Girardian sentences to ponder

We also find that stronger peer effects are exerted by more price-sensitive individuals. This positive correlation suggests that the elasticity of aggregate demand is substantially larger than the elasticity of individual demand. Through this channel, peer effects reduce firms’ markups and, in many models, contribute to higher consumer surplus and more efficient resource allocation.

That is from a new NBER working paper by Michael Bailey, Drew M. Johnston, Theresa Kuchler, Johannes Stroebel, and Arlene Wong.


A friend buys a cheap android, a month later I do the same. Are we rivals now? Smartphones are everything but scarce =)

Girard is so overplayed these days by internet intellectuals looking for contrarian hipsterism to signal their social worth. I blame Silicon Valley and Thiel in particular for bringing this weak meme to our attention. I bought a few large pizzas today and shared it with a few friends and families at the park. There was no mimetic battle to the death over it. Not on this beautiful memorial day weekend.

I keep a copy of Girard next to my Sarte, Foucault, and Lacan. It makes me feel so worldly.

"aggregate demand is substantially larger than the elasticity of individual demand"

2 + 2 = 7

macroeconomic conjuring is so amusingly creative....

I am a micro micro guy.

Often times I had to critically review (because the income/cash flows were "unexpectedly" depressed) estimates of fair market value for hard-to-value asset portfolios, over-aggregation masked very low values of portions thereof.

Generally, when an asset class wasn't "cash flowing," the collateral values were not available sources of recovery of principal and interest.

Yes. Here a mass market means the supply chain can plan longer production cycles, yielding longer value added chain, more specialization and more efficiency. The measurable cash flow derives from the measurable mass market.Becoming more measurable means adding another 'bit' to the market machine, when viewed as an imprecise N bit allocation computer.

"I am a micro micro guy."

You can say that again, hun! This is why I prefer the colored fellow down the street.

+1. Good troll. He really set himself up for that one.

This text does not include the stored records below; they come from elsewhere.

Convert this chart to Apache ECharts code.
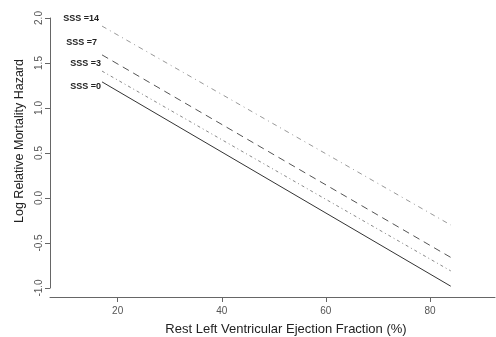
<!DOCTYPE html>
<html>
<head>
<meta charset="utf-8">
<script src="https://cdn.jsdelivr.net/npm/echarts@6/dist/echarts.min.js"></script>
<style>
  html, body { margin: 0; padding: 0; background: #fff; }
  #chart { width: 496px; height: 337px; }
</style>
</head>
<body>
<div id="chart"></div>
<script>
// Rest LVEF range covered by each fitted line (%)
const efRange = [17, 84];

// Fitted log relative mortality hazard at the ends of the LVEF range, by summed stress score
const sssNames = ['SSS =0', 'SSS =3', 'SSS =7', 'SSS =14'];
const hazardSSS0 = [1.29, -0.98];
const hazardSSS3 = [1.41, -0.81];
const hazardSSS7 = [1.59, -0.66];
const hazardSSS14 = [1.91, -0.30];

const xTicks = [20, 40, 60, 80];
const yTicks = [-1.0, -0.5, 0.0, 0.5, 1.0, 1.5, 2.0];

const hazards = [hazardSSS0, hazardSSS3, hazardSSS7, hazardSSS14];

// Per-line drawing styles: colour, dash pattern and label placement
const styles = [
  { color: '#333', dash: 'solid', offset: [4, 5] },
  { color: '#888', dash: [3, 3, 1, 3], offset: [4, -8] },
  { color: '#555', dash: [7, 5], offset: [0, -12] },
  { color: '#999', dash: [5, 4, 1, 4], offset: [2, -8] }
];

const series = hazards.map((h, i) => ({
  name: sssNames[i],
  type: 'line',
  data: efRange.map((x, k) => [x, h[k]]),
  showSymbol: false,
  symbol: 'none',
  silent: true,
  animation: false,
  lineStyle: { color: styles[i].color, width: 1, type: styles[i].dash },
  label: { show: false },
  markPoint: {
    symbol: 'circle',
    symbolSize: 0,
    silent: true,
    data: [{
      coord: [efRange[0], h[0]],
      label: {
        show: true,
        formatter: sssNames[i],
        position: 'left',
        distance: 5,
        offset: styles[i].offset,
        color: '#222',
        fontFamily: 'Liberation Sans',
        fontWeight: 'bold',
        fontSize: 9
      }
    }]
  }
}));

const axisGray = '#666';
const labelGray = '#555';

const chart = echarts.init(document.getElementById('chart'), null, { renderer: 'canvas' });
chart.setOption({
  backgroundColor: '#fff',
  animation: false,
  grid: { left: 50, right: 1, top: 18, bottom: 49, containLabel: false, outerBoundsMode: 'none' },
  xAxis: {
    type: 'value',
    min: 7,
    max: 92.5,
    offset: 9,
    name: 'Rest Left Ventricular Ejection Fraction (%)',
    nameLocation: 'middle',
    nameGap: 26,
    nameTextStyle: { color: '#222', fontSize: 13, fontFamily: 'Liberation Sans', padding: [0, 0, 0, 27] },
    axisLine: { show: true, onZero: false, lineStyle: { color: axisGray, width: 1 } },
    axisTick: { show: true, length: 5, lineStyle: { color: axisGray }, customValues: xTicks },
    axisLabel: { color: labelGray, fontSize: 10, fontFamily: 'Liberation Sans', margin: 9, customValues: xTicks },
    splitLine: { show: false }
  },
  yAxis: {
    type: 'value',
    min: -1,
    max: 2,
    interval: 0.5,
    name: 'Log Relative Mortality Hazard',
    nameLocation: 'middle',
    nameGap: 18,
    nameTextStyle: { color: '#222', fontSize: 12.5, fontFamily: 'Liberation Sans', padding: [0, 0, 0, 24] },
    axisLine: { show: true, onZero: false, lineStyle: { color: axisGray, width: 1 } },
    axisTick: { show: true, length: 5, lineStyle: { color: axisGray } },
    axisLabel: {
      color: labelGray, fontSize: 10, fontFamily: 'Liberation Sans', rotate: 90, margin: 6,
      formatter: v => yTicks.includes(v) ? v.toFixed(1) : ''
    },
    splitLine: { show: false }
  },
  series: series
});
</script>
</body>
</html>
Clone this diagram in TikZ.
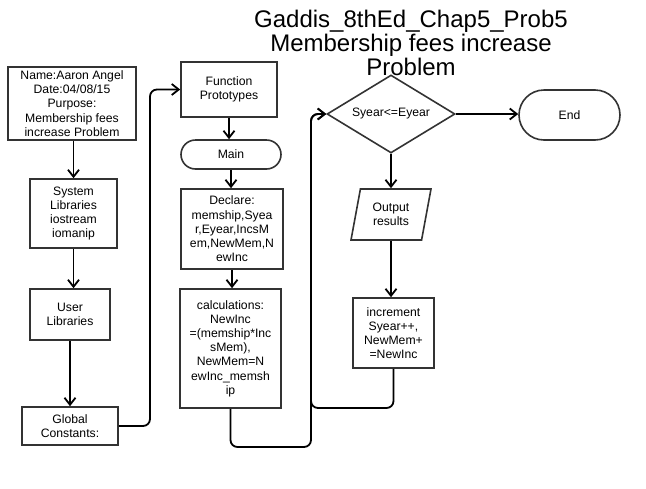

If anything, peer effects in the cellphone market increase markups. For example, iPhone owners don’t like seeing green-colored text messages. Green indicates that the recipient has a plebeian non-iPhone and will not always properly view your text messages due to incompatibilities with the iMessage platform. The “pleb” is thereby more incentivized to buy an iPhone. Instead of lowering prices or innovating to attract plebs to its product, Apple can increase the penalty of not having an iPhone so that plebs buy it at a higher price. So you have a situation where people aren’t just buying an iPhone because it’s the best phone for the price, but rather out of pain avoidance and a need for peer approval.

Apple can easily merge iMessage with a universal rich text messaging standard. For obvious reasons, they won’t. If that contrived rent-seeking didn’t exist, then I think it would be safer to generalize from the above study. In reality, there are counteracting forces on the elasticity of aggregate demand.

Of course an intelligent comment is ignored.

How do the peers of the price-sensitive individual learn the latter's acceptable price point? Maybe it's the firm that is responding to the price-sensitive customer not her peers. Anyway, the divergence of micro and macro is interesting.